▶ **The request**
Extract the lines of the material below, beginning with the first and ending with the line that holds "lowQ3, lowMax, lowStar);". Skip every picture.

▶ **Given material**
** Begin **

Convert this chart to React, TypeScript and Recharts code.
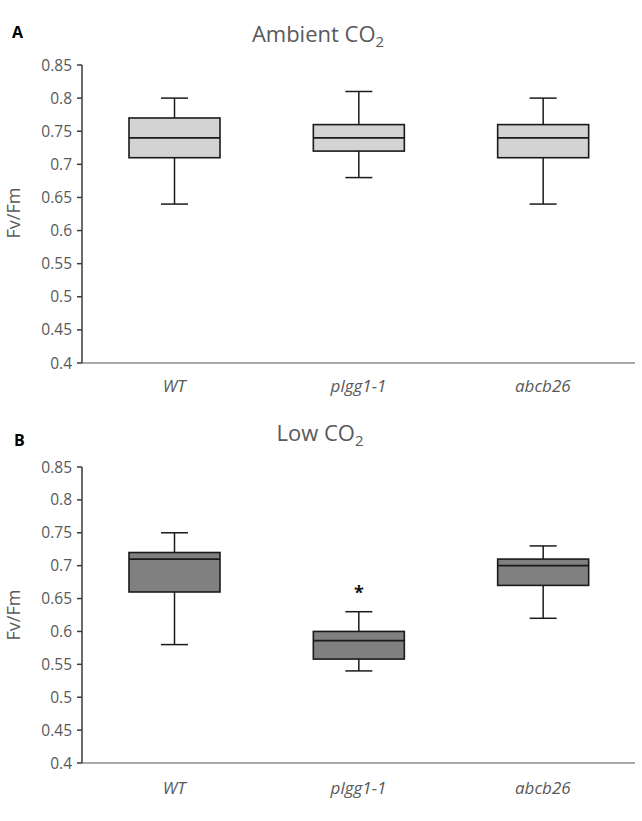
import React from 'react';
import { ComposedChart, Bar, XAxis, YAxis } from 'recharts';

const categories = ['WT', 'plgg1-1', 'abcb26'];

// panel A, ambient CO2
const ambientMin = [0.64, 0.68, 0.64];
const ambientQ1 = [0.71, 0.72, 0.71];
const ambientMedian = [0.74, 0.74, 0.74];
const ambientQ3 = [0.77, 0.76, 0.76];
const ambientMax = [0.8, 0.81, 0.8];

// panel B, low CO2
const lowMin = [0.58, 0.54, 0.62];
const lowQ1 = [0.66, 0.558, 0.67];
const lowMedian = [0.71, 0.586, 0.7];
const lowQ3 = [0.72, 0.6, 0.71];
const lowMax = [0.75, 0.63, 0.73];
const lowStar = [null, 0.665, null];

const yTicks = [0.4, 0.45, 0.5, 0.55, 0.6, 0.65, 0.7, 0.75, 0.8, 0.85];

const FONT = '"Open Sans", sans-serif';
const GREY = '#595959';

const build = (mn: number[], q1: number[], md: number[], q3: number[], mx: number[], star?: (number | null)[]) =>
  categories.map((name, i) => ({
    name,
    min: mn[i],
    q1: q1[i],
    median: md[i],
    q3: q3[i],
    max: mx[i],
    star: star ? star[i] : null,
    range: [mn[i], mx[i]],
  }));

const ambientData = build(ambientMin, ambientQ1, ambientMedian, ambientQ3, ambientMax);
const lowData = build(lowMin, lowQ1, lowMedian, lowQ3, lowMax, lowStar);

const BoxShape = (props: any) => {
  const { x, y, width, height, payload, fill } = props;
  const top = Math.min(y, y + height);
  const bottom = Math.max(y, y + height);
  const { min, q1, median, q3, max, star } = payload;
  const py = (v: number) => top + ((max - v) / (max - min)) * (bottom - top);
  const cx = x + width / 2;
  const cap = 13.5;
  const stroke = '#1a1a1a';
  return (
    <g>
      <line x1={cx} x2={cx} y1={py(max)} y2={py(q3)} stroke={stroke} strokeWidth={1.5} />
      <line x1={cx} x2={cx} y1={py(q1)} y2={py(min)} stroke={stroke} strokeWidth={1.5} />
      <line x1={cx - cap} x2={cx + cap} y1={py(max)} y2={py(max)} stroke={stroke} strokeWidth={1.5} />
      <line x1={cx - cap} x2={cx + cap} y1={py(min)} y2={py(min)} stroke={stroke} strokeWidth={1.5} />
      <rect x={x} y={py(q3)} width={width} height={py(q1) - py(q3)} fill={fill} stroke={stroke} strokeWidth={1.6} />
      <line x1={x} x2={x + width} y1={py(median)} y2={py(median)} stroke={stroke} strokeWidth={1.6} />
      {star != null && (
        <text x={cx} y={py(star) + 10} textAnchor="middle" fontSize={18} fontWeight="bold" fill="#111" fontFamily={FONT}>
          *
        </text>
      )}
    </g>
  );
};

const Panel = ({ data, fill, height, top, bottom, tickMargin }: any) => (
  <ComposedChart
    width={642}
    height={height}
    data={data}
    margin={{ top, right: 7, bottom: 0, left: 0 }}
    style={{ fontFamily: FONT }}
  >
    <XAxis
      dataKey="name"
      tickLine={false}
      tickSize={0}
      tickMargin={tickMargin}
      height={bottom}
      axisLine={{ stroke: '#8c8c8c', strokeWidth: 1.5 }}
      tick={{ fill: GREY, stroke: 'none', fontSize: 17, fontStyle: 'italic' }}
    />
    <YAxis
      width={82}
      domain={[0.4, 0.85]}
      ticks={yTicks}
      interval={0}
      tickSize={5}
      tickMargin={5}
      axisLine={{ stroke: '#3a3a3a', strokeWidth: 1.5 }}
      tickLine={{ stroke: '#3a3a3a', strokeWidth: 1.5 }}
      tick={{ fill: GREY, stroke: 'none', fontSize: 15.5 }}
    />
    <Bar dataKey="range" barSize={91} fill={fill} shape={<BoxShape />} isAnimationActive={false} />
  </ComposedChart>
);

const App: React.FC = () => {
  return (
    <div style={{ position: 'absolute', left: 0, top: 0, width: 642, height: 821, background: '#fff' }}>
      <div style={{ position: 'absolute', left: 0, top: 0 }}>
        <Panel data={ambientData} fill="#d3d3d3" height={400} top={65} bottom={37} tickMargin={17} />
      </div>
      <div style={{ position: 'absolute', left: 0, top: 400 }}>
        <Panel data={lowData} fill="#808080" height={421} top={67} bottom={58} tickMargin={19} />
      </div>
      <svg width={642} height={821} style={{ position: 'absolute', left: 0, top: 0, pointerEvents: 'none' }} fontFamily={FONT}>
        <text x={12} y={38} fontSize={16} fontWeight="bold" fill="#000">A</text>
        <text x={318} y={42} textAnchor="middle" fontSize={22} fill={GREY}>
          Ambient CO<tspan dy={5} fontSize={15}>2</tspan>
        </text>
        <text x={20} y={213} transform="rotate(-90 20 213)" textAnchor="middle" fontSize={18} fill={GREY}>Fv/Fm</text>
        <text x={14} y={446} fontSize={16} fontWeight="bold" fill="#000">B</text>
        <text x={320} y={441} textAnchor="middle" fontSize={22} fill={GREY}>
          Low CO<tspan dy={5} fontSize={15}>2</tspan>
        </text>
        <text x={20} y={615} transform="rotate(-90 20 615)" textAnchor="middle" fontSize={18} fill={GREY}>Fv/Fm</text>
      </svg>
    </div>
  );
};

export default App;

** End **

▶ **In response**
Convert this chart to React, TypeScript and Recharts code.
import React from 'react';
import { ComposedChart, Bar, XAxis, YAxis } from 'recharts';

const categories = ['WT', 'plgg1-1', 'abcb26'];

// panel A, ambient CO2
const ambientMin = [0.64, 0.68, 0.64];
const ambientQ1 = [0.71, 0.72, 0.71];
const ambientMedian = [0.74, 0.74, 0.74];
const ambientQ3 = [0.77, 0.76, 0.76];
const ambientMax = [0.8, 0.81, 0.8];

// panel B, low CO2
const lowMin = [0.58, 0.54, 0.62];
const lowQ1 = [0.66, 0.558, 0.67];
const lowMedian = [0.71, 0.586, 0.7];
const lowQ3 = [0.72, 0.6, 0.71];
const lowMax = [0.75, 0.63, 0.73];
const lowStar = [null, 0.665, null];

const yTicks = [0.4, 0.45, 0.5, 0.55, 0.6, 0.65, 0.7, 0.75, 0.8, 0.85];

const FONT = '"Open Sans", sans-serif';
const GREY = '#595959';

const build = (mn: number[], q1: number[], md: number[], q3: number[], mx: number[], star?: (number | null)[]) =>
  categories.map((name, i) => ({
    name,
    min: mn[i],
    q1: q1[i],
    median: md[i],
    q3: q3[i],
    max: mx[i],
    star: star ? star[i] : null,
    range: [mn[i], mx[i]],
  }));

const ambientData = build(ambientMin, ambientQ1, ambientMedian, ambientQ3, ambientMax);
const lowData = build(lowMin, lowQ1, lowMedian, lowQ3, lowMax, lowStar);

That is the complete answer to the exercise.